I recently met the concept of LR, LL etc. Which category is Lua? Are there, or, can there be implementations that differ from the official code in this aspect?
LR, LL and so on are algorithms which attempt to find a parser for a given grammar. This is not possible for every grammar, and you can categorize on the basis of that possibility. But you have to be aware of the difference between a language and a grammar.
It might be possible to create an LR(k) parser for a given grammar, for some specific value of k. If so, the grammar is LR(k). Note that an LR(k) grammar is also an LR(k+1) grammar, and that an LL(k) grammar is also LR(k). So these are not categories in the sense that every grammar is in exactly one category.
Any language can be recognised by many different grammars. (In fact, an unlimited number). These grammars can be arbitrarily complex. You can always write a grammar for a given language which is not even context-free. We say that a language is <X> if there exists a grammar for that language which is <X>. But the fact that a specific grammar for that language is not <X> says nothing.

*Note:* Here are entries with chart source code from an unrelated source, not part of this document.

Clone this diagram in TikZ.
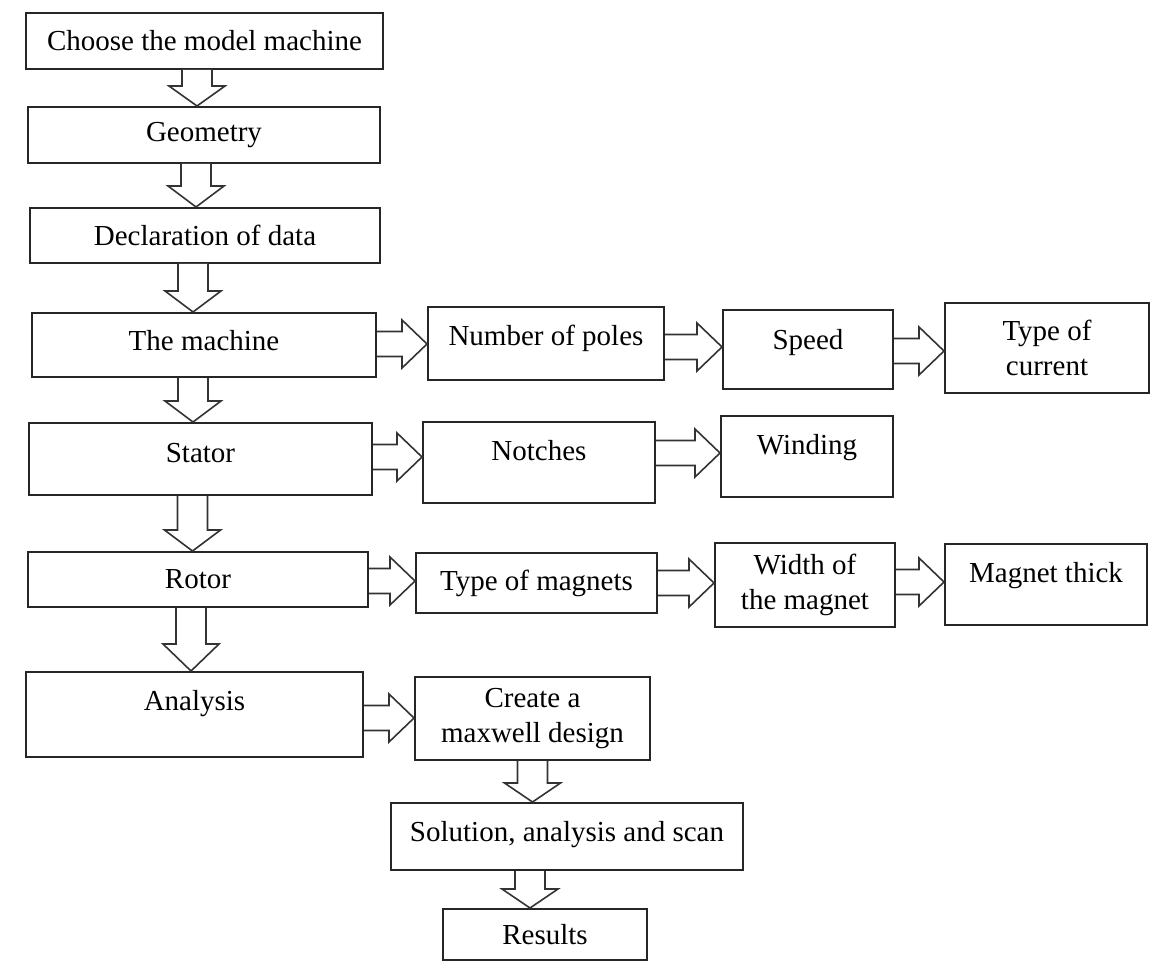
\documentclass[tikz,border=0pt]{standalone}
\usepackage{fontspec}
\setmainfont{Liberation Serif}
\usetikzlibrary{calc}
% hollow block arrows between two named boxes
\newcommand{\downflow}[4][0]{%
  \coordinate (s) at ($(#2.south)+(#1,0)$);
  \coordinate (e) at (s |- #3.north);
  \draw[flowarrow] ($(s)+(-15,0)$) -- ($(e)+(-15,-#4)$) -- ($(e)+(-28,-#4)$) -- (e)
    -- ($(e)+(28,-#4)$) -- ($(e)+(15,-#4)$) -- ($(s)+(15,0)$);
}
\newcommand{\rightflow}[3][0]{%
  \coordinate (s) at ($(#2.east)+(0,#1)$);
  \coordinate (e) at (s -| #3.west);
  \draw[flowarrow] ($(s)+(0,-12.5)$) -- ($(e)+(-25,-12.5)$) -- ($(e)+(-25,-24)$) -- (e)
    -- ($(e)+(-25,24)$) -- ($(e)+(-25,12.5)$) -- ($(s)+(0,12.5)$);
}

\begin{document}
\begin{tikzpicture}[
        x=1pt, y=-1pt,
        % box with black border, text in Times-like font
        box/.style={
            draw=black!85,
            line width=2pt,
            fill=white,
            align=center,
            inner sep=0pt,
            font=\fontsize{29}{35}\selectfont
        },
        % push the text towards the top of the box
        textup/.style={text height=20pt, text depth=#1},
        % white block arrow
        flowarrow/.style={
            draw=black!80,
            line width=1.6pt,
            fill=white,
            line join=miter
        }
    ]
    \useasboundingbox (0,0) rectangle (1161,968);

    % --- MAIN COLUMN ---
    \node[box, minimum width=357, minimum height=56] (choose) at (204.5,41) {Choose the model machine};
    \node[box, minimum width=352, minimum height=56] (geom) at (204,135) {Geometry};
    \node[box, minimum width=350, minimum height=55] (decl) at (205,235.5) {Declaration of data};
    \node[box, minimum width=344, minimum height=64, textup=10pt] (machine) at (204,345) {The machine};
    \node[box, minimum width=343, minimum height=72, textup=14pt] (stator) at (200.5,459) {Stator};
    \node[box, minimum width=340, minimum height=55] (rotor) at (198,579.5) {Rotor};
    \node[box, minimum width=337, minimum height=85, textup=28pt] (analysis) at (194.5,714.5) {Analysis};

    % --- MACHINE ROW ---
    \node[box, minimum width=236, minimum height=73, textup=16pt] (poles) at (546,343.5) {Number of poles};
    \node[box, minimum width=170, minimum height=79, textup=20pt] (speed) at (808,349.5) {Speed};
    \node[box, minimum width=204, minimum height=90] (current) at (1047,348) {Type of\\current};

    % --- STATOR ROW ---
    \node[box, minimum width=232, minimum height=81, textup=24pt] (notches) at (539,462.5) {Notches};
    \node[box, minimum width=172, minimum height=81, textup=24pt] (winding) at (807,456.5) {Winding};

    % --- ROTOR ROW ---
    \node[box, minimum width=241, minimum height=60] (magtype) at (536.5,583) {Type of magnets};
    \node[box, minimum width=180, minimum height=84] (magwidth) at (805,585) {Width of\\the magnet};
    \node[box, minimum width=202, minimum height=81, textup=24pt] (magthick) at (1046,584.5) {Magnet thick};

    % --- ANALYSIS BRANCH ---
    \node[box, minimum width=235, minimum height=83] (create) at (532.5,718.5) {Create a\\maxwell design};
    \node[box, minimum width=352, minimum height=67, textup=10pt] (solution) at (567,836.5) {Solution, analysis and scan};
    \node[box, minimum width=204, minimum height=51] (results) at (545,934.5) {Results};

    % --- ARROWS DOWN ---
    \downflow[-7.5]{choose}{geom}{20}
    \downflow[-8]{geom}{decl}{21}
    \downflow[-12]{decl}{machine}{21}
    \downflow[-11]{machine}{stator}{21}
    \downflow[-8]{stator}{rotor}{21}
    \downflow[-7]{rotor}{analysis}{27}
    \downflow{create}{solution}{19}
    \downflow[-37]{solution}{results}{19}

    % --- ARROWS RIGHT ---
    \rightflow[-1]{machine}{poles}
    \rightflow[3.5]{poles}{speed}
    \rightflow[1.5]{speed}{current}
    \rightflow[-2]{stator}{notches}
    \rightflow[-9.5]{notches}{winding}
    \rightflow[1.5]{rotor}{magtype}
    \rightflow{magtype}{magwidth}
    \rightflow[-3]{magwidth}{magthick}
    \rightflow[3.5]{analysis}{create}

\end{tikzpicture}
\end{document}
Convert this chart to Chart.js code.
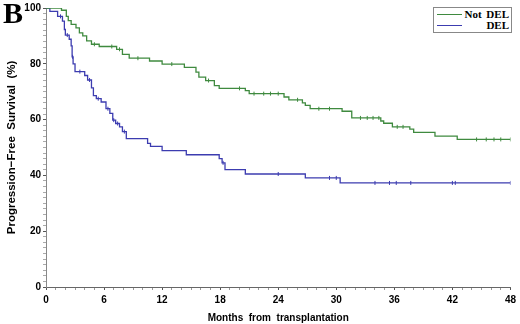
<!DOCTYPE html>
<html lang="en">
<head>
    <meta charset="UTF-8">
    <title>Progression-Free Survival</title>
    <script src="https://cdn.jsdelivr.net/npm/chart.js"></script>
    <style>
        body { margin: 0; background: #fff; }
        .wrap { position: relative; width: 520px; height: 324px; }
        .panel { position: absolute; left: 3px; top: -4px; font: bold 30px "Liberation Serif", serif; }
        .legend { position: absolute; left: 433px; top: 7px; width: 79px; height: 26px; border: 1px solid #888;
                  box-sizing: border-box; background: #fff; padding: 1px 2px 0 3px;
                  font: bold 11px "Liberation Serif", serif; word-spacing: 2px; }
        .legend .row { display: flex; align-items: center; height: 11px; }
        .legend .swatch { width: 25px; height: 0; border-top: 1.5px solid; }
        .legend .txt { margin-left: auto; line-height: 11px; }
    </style>
</head>
<body>
<div class="wrap">
    <canvas id="kmChart" width="520" height="324"></canvas>
    <div class="panel">B</div>
    <div class="legend" id="legend"></div>
</div>
<script>
    // Kaplan-Meier steps (months, % surviving after the event)
    const notDelTimes = [0, 1.6, 2.1, 2.3, 2.6, 3.1, 3.45, 3.8, 4.2, 4.7, 5.5, 7.3, 7.9, 8.6, 10.7, 12.0, 14.3, 15.5, 15.8, 16.5, 17.4, 17.9, 20.6, 21.0, 24.6, 25.1, 26.5, 26.8, 27.3, 30.6, 31.6, 34.6, 34.9, 35.8, 37.6, 38.0, 40.2, 42.5, 48];
    const notDelSurv  = [100, 99.2, 97, 95.5, 94.1, 92.9, 91.1, 90, 88.2, 87, 86.2, 85.2, 83.4, 82, 81, 79.9, 78.7, 77, 75.2, 74, 72.2, 71.2, 70.4, 69.3, 68.1, 67.1, 66.0, 65.1, 63.9, 63.0, 60.6, 59.5, 58.7, 57.4, 56.6, 55.4, 54.1, 52.9, 52.9];
    const notDelCensored = [5.0, 6.8, 7.6, 9.5, 13.0, 16.8, 20.0, 21.5, 22.5, 23.2, 24.0, 26.0, 28.2, 29.3, 32.5, 33.2, 33.8, 34.4, 36.3, 36.9, 44.5, 45.5, 46.3, 47.0, 48];

    const delTimes = [0, 0.4, 1.2, 1.7, 1.9, 2.0, 2.4, 2.6, 2.7, 2.8, 3.0, 4.0, 4.3, 4.7, 4.9, 5.2, 5.7, 6.2, 6.6, 6.9, 7.2, 7.6, 7.9, 8.3, 10.5, 10.8, 12.0, 14.5, 17.9, 18.2, 18.5, 20.6, 26.8, 30.4, 48];
    const delSurv  = [100, 98.8, 97, 95.3, 92.3, 90.3, 88.8, 86.4, 82.5, 80, 77.2, 75.8, 74.2, 71.4, 68.6, 67.5, 66.3, 63.9, 62.2, 59.8, 58.6, 57.4, 55.7, 53.2, 51.5, 50.4, 48.9, 47.4, 46, 44.5, 42.1, 40.5, 39.1, 37.3, 37.3];
    const delCensored = [1.5, 2.2, 2.75, 3.5, 4.5, 5.4, 6.4, 7.0, 7.4, 8.1, 18.3, 24.0, 29.3, 30.0, 34.0, 35.5, 36.2, 37.7, 42.0, 42.3, 48];

    const xTicks = [0, 6, 12, 18, 24, 30, 36, 42, 48];
    const yTicks = [0, 20, 40, 60, 80, 100];

    const greenColor = '#3f8a3f';
    const blueColor = '#3c3cb0';

    function steps(times, surv) {
        return times.map((t, i) => ({ x: t, y: surv[i] }));
    }
    function survAt(times, surv, t) {
        let s = surv[0];
        for (let i = 0; i < times.length; i++) {
            if (times[i] <= t) s = surv[i];
        }
        return s;
    }
    function marks(cens, times, surv) {
        return cens.map(t => ({ x: t, y: survAt(times, surv, t) }));
    }

    const curve = (label, data, color) => ({
        label: label, data: data, borderColor: color, borderWidth: 1.3,
        stepped: true, pointRadius: 0, fill: false
    });
    const ticksSet = (data, color) => ({
        label: '', data: data, showLine: false, borderColor: color, borderWidth: 1,
        pointStyle: 'line', rotation: 90, pointRadius: 2, pointHoverRadius: 2
    });

    const axisFont = { family: 'Liberation Sans', size: 10, weight: 'bold' };

    const kmChart = new Chart(document.getElementById('kmChart'), {
        type: 'line',
        data: {
            datasets: [
                curve('Not DEL', steps(notDelTimes, notDelSurv), greenColor),
                curve('DEL', steps(delTimes, delSurv), blueColor),
                ticksSet(marks(notDelCensored, notDelTimes, notDelSurv), greenColor),
                ticksSet(marks(delCensored, delTimes, delSurv), blueColor)
            ]
        },
        options: {
            responsive: false,
            animation: false,
            devicePixelRatio: 1,
            layout: { padding: { top: 5, right: 8, left: 0, bottom: 0 } },
            plugins: { legend: { display: false }, tooltip: { enabled: false } },
            scales: {
                x: {
                    type: 'linear', min: 0, max: 48,
                    afterFit: s => { s.height = 37; },
                    ticks: {
                        stepSize: 1, autoSkip: false, maxRotation: 0, padding: 4,
                        color: '#000', font: axisFont,
                        callback: v => xTicks.includes(v) ? v : ''
                    },
                    grid: {
                        drawOnChartArea: false, tickLength: 3,
                        tickColor: ctx => xTicks.includes(ctx.tick.value) ? '#555' : '#999'
                    },
                    border: { color: '#666', width: 1 },
                    title: {
                        display: true, text: 'Months  from  transplantation', color: '#000',
                        font: axisFont, padding: { top: 0, bottom: 0 }
                    }
                },
                y: {
                    min: 0, max: 100,
                    afterFit: s => { s.width = 46; },
                    ticks: {
                        stepSize: 2, autoSkip: false, padding: 2,
                        color: '#000', font: axisFont,
                        callback: v => yTicks.includes(v) ? v : ''
                    },
                    grid: {
                        drawOnChartArea: false, tickLength: 3,
                        tickColor: ctx => yTicks.includes(ctx.tick.value) ? '#555' : '#aaa'
                    },
                    border: { color: '#888', width: 1 },
                    title: {
                        display: true, text: 'Progression\u2212Free  Survival  (%)', color: '#000',
                        font: { family: 'Liberation Sans', size: 11.5, weight: 'bold' },
                        padding: { top: 5, bottom: 0 }
                    }
                }
            }
        }
    });

    // legend box, drawn from the two curve datasets
    const legend = document.getElementById('legend');
    kmChart.data.datasets.slice(0, 2).forEach(ds => {
        const row = document.createElement('div');
        row.className = 'row';
        const line = document.createElement('div');
        line.className = 'swatch';
        line.style.borderColor = ds.borderColor;
        const txt = document.createElement('div');
        txt.className = 'txt';
        txt.textContent = ds.label;
        row.appendChild(line);
        row.appendChild(txt);
        legend.appendChild(row);
    });
</script>
</body>
</html>
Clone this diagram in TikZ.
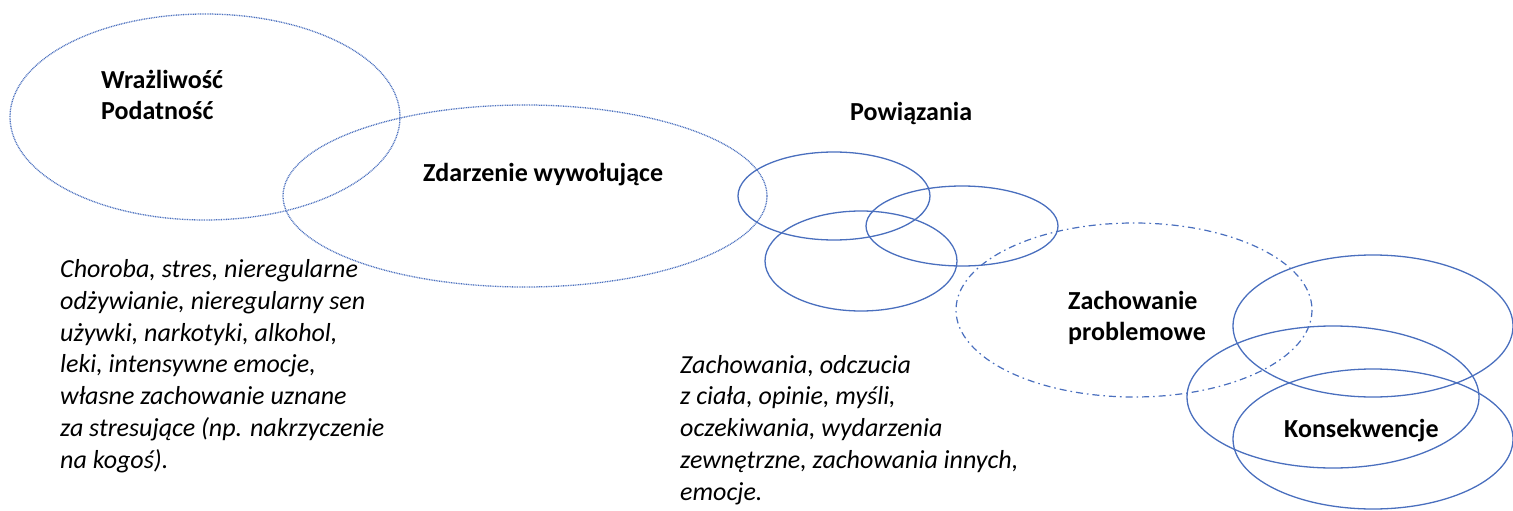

One interesting theorem demonstrates that if there is an LR(k) grammar for any language, then it is possible to derive an LR(1) grammar for that language. So while the k parameter is useful for describing grammars, languages can only be LR(0) or LR(1). This is not true of LL(k) languages, though.
Lua as a language is basically LR(1) and LL(2). The grammar is part of the reference manual, except that the published grammar doesn't specify operator precedences or a few rules having to do with newlines. The actual parser is a hand-written recursive-descent parser (at least, the last time I looked) with a couple of small deviations in order to handle operator precedence and the minor deviations from LL(1). However, there exist LALR(1) parsers for Lua as well.
I know that every LL(1) is also an LR(1). But what about the relationship between LL(1) and LR(0), can a LL(1) be a LR(0) as well?
You ask two questions, one in the title and the other in the body of the post. Neither specify whether you are asking about languages or grammars, but the basic answers are the same:
Are all LL(1) languages LR(0)?
No. A language which contains both a string and a proper prefix of that string cannot be LR(0). But many LL(1) languages have that form.
Are some LL(1) languages LR(0)?
Sure.
(The unasked question) Are any LR(0) languages not LL(1).
Yes. For example, the language {ambnc | m≥n≥0} is LR(0), but it has no LL(1) grammar.
I looked on google for know if it was possible to create an LL parser using a BNF grammar but I saw on wikipedia that they use something like
S → F
S → ( S + F )
F → a
which is not a BNF grammar. Is it possible to use BNF grammar for create an LL parser or you have to use only LL grammar ?
Thank's
Yes you can. BNF is just a notation to represent context free grammars. Roughly ::= is the arrow, a <symbol> that appears to the left is a non-terminal and "literals" are terminal symbols (see here)
Take into account that not all context-free grammars are LL(1), there are grammars that have no LL parser.
If you use a parser generator you'll find out fast wether your grammar is LL or not. But if it isn't it may be difficult to correct it (especially if you have no background in language theory).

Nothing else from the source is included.